Motta Massimo (2014), Competition Policy: Theory and Practice, Cambridge University Press.

Teaching methods

The course comprises lectures and seminars.
Attendance is not mandatory, but highly recommended. Attending students are typically able to reap more benefits from the course and more easily meet the learning objectives.

Exam Rules

The assessment method is based 100% on the written exam. EEBL students take the exam at the same time as the exam in Game Theory. This exam is composed of two exercises, including theoretical questions, related to the topics covered in the module. The grade for the exam is expressed out of thirty points.

Since EEBL students take the Game Theory exam at the same time as the exam in Industrial Organisation, the grade obtained in each of the two modules will have a 50% weight in determining the final grade for the course. In particular:

Final Grade = 0.5 x (Grade in Game Theory Module) + 0.5 x (Grade in Industrial Organisation Module)

Students will have to obtain at least 18/30 in each of the two modules to pass the exam.

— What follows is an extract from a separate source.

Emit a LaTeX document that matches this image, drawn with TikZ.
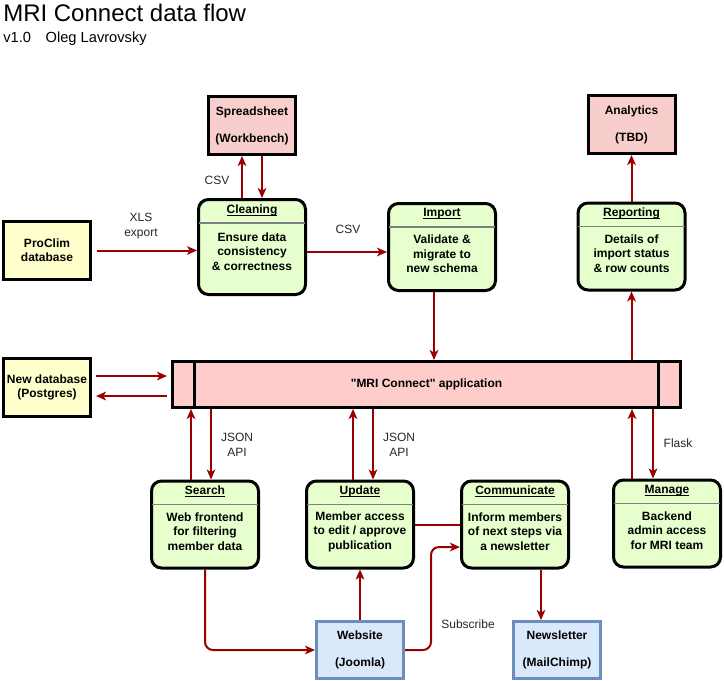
\documentclass[tikz,border=0pt]{standalone}
\usepackage{fontspec}
\setmainfont{Liberation Sans}
\newfontfamily\plainfont{Liberation Sans}
\usetikzlibrary{arrows.meta}
\usetikzlibrary{calc}
\usepackage{xcolor}
\definecolor{flowred}{HTML}{990000}
\definecolor{procgreen}{HTML}{E6FFCC}
\definecolor{dbyellow}{HTML}{FFFFCC}
\definecolor{extpink}{HTML}{F8CECC}
\definecolor{apppink}{HTML}{FFCCCC}
\definecolor{webblue}{HTML}{DAE8FC}
\definecolor{webedge}{HTML}{6C8EBF}
\newcommand{\hd}[1]{\underline{\raisebox{0pt}[\height][0pt]{#1}}}

\begin{document}
\begin{tikzpicture}[x=0.75pt,y=-0.75pt,
    box/.style={draw=black,line width=2.25pt,align=center,inner sep=1pt,
      font=\bfseries\fontsize{9}{10.8}\selectfont},
    proc/.style={box,rounded corners=7.5pt,fill=procgreen,minimum width=80.25pt,minimum height=65.25pt},
    store/.style={box,fill=dbyellow,minimum width=65.25pt,minimum height=43.5pt},
    ext/.style={box,fill=extpink,minimum width=65.25pt,minimum height=43.5pt},
    web/.style={box,draw=webedge,fill=webblue,minimum width=65.25pt,minimum height=42.75pt},
    app/.style={box,fill=apppink,minimum width=381pt,minimum height=34.5pt},
    head/.style={font=\bfseries\fontsize{9}{10.8}\selectfont,inner sep=0pt},
    body/.style={font=\bfseries\fontsize{9}{10.8}\selectfont,align=center,inner sep=0pt},
    sep/.style={draw=black!50,line width=1pt,shorten <=1.2pt,shorten >=1.2pt},
    lbl/.style={font=\fontsize{9}{11}\selectfont,text=black!85,align=center,inner sep=1pt},
    flow/.style={draw=flowred,line width=1.5pt,-{Stealth[length=7.5pt,width=6.5pt,inset=2pt]}},
    link/.style={draw=flowred,line width=1.5pt}]

  \useasboundingbox (0,0) rectangle (724,681);

  \node[anchor=base west,inner sep=0pt,font=\fontsize{18}{20}\selectfont](title) at (3,22) {MRI Connect data flow};
  \node[anchor=base west,inner sep=0pt,font=\fontsize{11}{12}\selectfont](author) at (3,43) {v1.0\hspace{11pt}Oleg Lavrovsky};

  % sources and sinks
  \node[store](proclim) at (47,250.5) {ProClim\\database};
  \node[store](newdb) at (47,387.5) {New database\\(Postgres)};
  \node[ext](sheet) at (252,125.5) {Spreadsheet\\[9.5pt](Workbench)};
  \node[ext](analytics) at (631.5,124.5) {Analytics\\[9.5pt](TBD)};
  \node[web](website) at (360,650) {Website\\[9.5pt](Joomla)};
  \node[web](newsletter) at (557,650) {Newsletter\\[9.5pt](MailChimp)};

  % the application
  \node[app](app) at (426.5,384.5) {\plainfont\bfseries "MRI Connect" application};
  \draw[line width=2.25pt] ($(app.north west)+(23,0)$) -- ($(app.south west)+(23,0)$);
  \draw[line width=2.25pt] ($(app.north east)+(-24,0)$) -- ($(app.south east)+(-24,0)$);

  % processes
  \node[proc,minimum height=71.25pt](clean) at (252,247) {};
  \node[head](cleanhead) at ($(clean.north)+(0,12)$) {\hd{Cleaning}};
  \node[body](cleanbody) at ($(clean)+(0,4.5)$) {Ensure data\\consistency\\\& correctness};
  \draw[sep] ($(clean.north west)+(0,25)$) -- ($(clean.north east)+(0,25)$);

  \node[proc](import) at (442,247) {};
  \node[head](importhead) at ($(import.north)+(0,12)$) {\hd{Import}};
  \node[body](importbody) at ($(import)+(0,7)$) {Validate \&\\migrate to\\new schema};
  \draw[sep] ($(import.north west)+(0,25)$) -- ($(import.north east)+(0,25)$);

  \node[proc](report) at (631.5,246.5) {};
  \node[head](reporthead) at ($(report.north)+(0,12)$) {\hd{Reporting}};
  \node[body](reportbody) at ($(report)+(0,7)$) {Details of\\import status\\\& row counts};
  \draw[sep] ($(report.north west)+(0,25)$) -- ($(report.north east)+(0,25)$);

  \node[proc](search) at (205,524.5) {};
  \node[head](searchhead) at ($(search.north)+(0,12)$) {\hd{Search}};
  \node[body](searchbody) at ($(search)+(0,7)$) {Web frontend\\for filtering\\member data};
  \draw[sep] ($(search.north west)+(0,25)$) -- ($(search.north east)+(0,25)$);

  \node[proc](update) at (360,524.5) {};
  \node[head](updatehead) at ($(update.north)+(0,12)$) {\hd{Update}};
  \node[body](updatebody) at ($(update)+(0,7)$) {Member access\\to edit / approve\\publication};
  \draw[sep] ($(update.north west)+(0,25)$) -- ($(update.north east)+(0,25)$);

  \node[proc](comm) at (515,524.5) {};
  \node[head](commhead) at ($(comm.north)+(0,12)$) {\hd{Communicate}};
  \node[body](commbody) at ($(comm)+(0,7)$) {Inform members\\of next steps via\\a newsletter};
  \draw[sep] ($(comm.north west)+(0,25)$) -- ($(comm.north east)+(0,25)$);

  \node[proc](manage) at (667,523.5) {};
  \node[head](managehead) at ($(manage.north)+(0,12)$) {\hd{Manage}};
  \node[body](managebody) at ($(manage)+(0,7)$) {Backend\\admin access\\for MRI team};
  \draw[sep] ($(manage.north west)+(0,25)$) -- ($(manage.north east)+(0,25)$);

  % flows at the top
  \draw[flow,shorten <=3.75pt] (proclim.east) -- (proclim.east -| clean.west);
  \node[lbl](xls) at (141,226) {XLS\\export};
  \draw[flow] ([xshift=-7.5pt]clean.north) -- ([xshift=-7.5pt]clean.north |- sheet.south);
  \draw[flow] ([xshift=7.5pt]sheet.south) -- ([xshift=7.5pt]sheet.south |- clean.north);
  \node[lbl](csvsheet) at (217,180) {CSV};
  \draw[flow] ([yshift=-3.75pt]clean.east) -- ([yshift=-3.75pt]clean.east -| import.west);
  \node[lbl](csvimport) at (348,229) {CSV};
  \draw[flow] ([xshift=-6pt]import.south) -- ([xshift=-6pt]import.south |- app.north);
  \draw[flow] (app.north -| report.south) -- (report.south);
  \draw[flow] (report.north) -- (analytics.south);

  % database
  \draw[flow,shorten <=3pt,shorten >=3pt] ([yshift=8.6pt]newdb.east) -- ([yshift=8.6pt]newdb.east -| app.west);
  \draw[flow,shorten <=3pt,shorten >=3pt] ([yshift=-6.4pt]newdb.east -| app.west) -- ([yshift=-6.4pt]newdb.east);

  % flows at the bottom
  \draw[flow] ([xshift=-10.5pt]search.north) -- ([xshift=-10.5pt]search.north |- app.south);
  \draw[flow] ([xshift=4.5pt]search.north |- app.south) -- ([xshift=4.5pt]search.north);
  \node[lbl](jsonsearch) at (237,445) {JSON\\API};
  \draw[flow] ([xshift=-5.25pt]update.north) -- ([xshift=-5.25pt]update.north |- app.south);
  \draw[flow] ([xshift=9.75pt]update.north |- app.south) -- ([xshift=9.75pt]update.north);
  \node[lbl](jsonupdate) at (399,445) {JSON\\API};
  \draw[flow] ([xshift=-26.25pt]manage.north) -- ([xshift=-26.25pt]manage.north |- app.south);
  \draw[flow] ([xshift=-10.5pt]manage.north |- app.south) -- ([xshift=-10.5pt]manage.north);
  \node[lbl](flask) at (678,443) {Flask};

  \draw[flow,rounded corners=6pt] (search.south) |- (website.west);
  \draw[flow] (website.north) -- (update.south);
  \draw[link] (update.east) -- (comm.west);
  \draw[flow,rounded corners=6pt] (website.east) -- ++(26,0) |- ([yshift=-16.9pt]comm.west);
  \node[lbl](subscribe) at (468,624) {Subscribe};
  \draw[flow] ([xshift=19.5pt]comm.south) -- ([xshift=19.5pt]comm.south |- newsletter.north);

\end{tikzpicture}
\end{document}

`The exam is written and it lasts 1.5 hours. It is potentially composed of different sections.
The first section is composed of two or three exercises, possibly including theoretical questions. It requires students to be able to solve games covered in the module.
The second section will test the candidate's knowledge of formal models of competition using the language of mathematics by either asking to present and discuss them or asking to solve exercises.